I expected my playing to be lousy (it was), but I couldn’t even tune the instrument properly. Each time I gave any one of the tuning pegs even the slightest turn, there’d be a sudden “twang” as the string jumped from slightly flat to slightly sharp. Then when I eased back on the peg, the string would return to slightly flat. I should have gone out and bought a new set of strings, but decided that I would wait to see whether I was serious about playing. If I was only going to dabble for a week or two before putting the guitar back in the closet, almost in tune would be good enough.
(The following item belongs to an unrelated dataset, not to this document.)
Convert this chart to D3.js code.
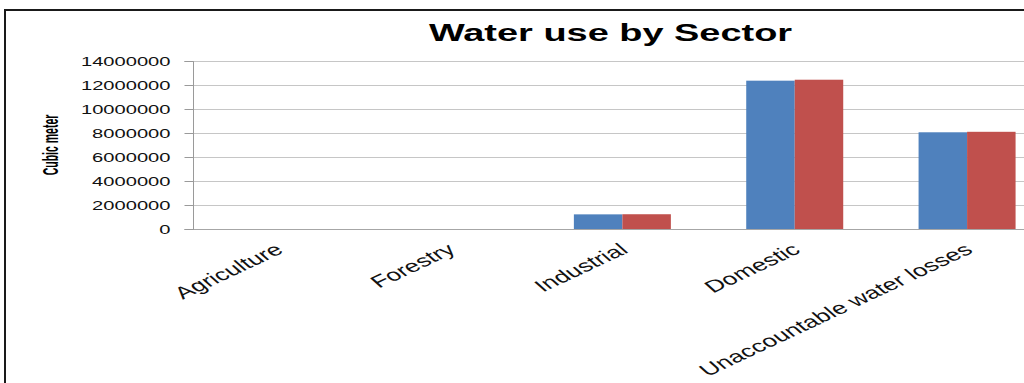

The other day when I couldn’t get two of six strings exactly right, I realized that my guitar was a metaphor for all of 2025. By that I mean that it is not just my musical instrument that’s been a few hertz off. For the past twelve months, my retired life in a small Midwestern city has been slightly out of tune.
Slightly out of tune is the right way to put it. In spite of a lousy 2025 for many people, nothing of significance has impacted me personally. The cost of Manyu’s and my health insurance took a big jump, but we can afford it. Manyu is foreign-born, but I don’t worry that Homeland Security will prevent her from coming home after her extended visit to Asia. Climate change has decimating dozens of islands and coastlines, but I live inland and have yet to be hammered by a natural disaster.
Still, like Joe Walsh, I sometimes complain.* If my biggest problems in life are a guitar that won’t stay in tune, a snow plow that has taken out a swath of my front yard, and an old dog that’s forgotten he was once housebroken, then I don’t really have any problems at all. To a large extent, my entire life has been this way, and one of the big questions I’ve always had is how much do I try to live a peaceful life away from the troubles of the world and how much do I dig in and try to make a difference. When I started this blog, my plan was to write about the calluses on my finger tips from playing guitar. How did I get here?
* One of my favorite lines in all of rock music is from Walsh’s song Life’s Been Good. In it, he sings, “I can’t complain, but sometimes I still do.”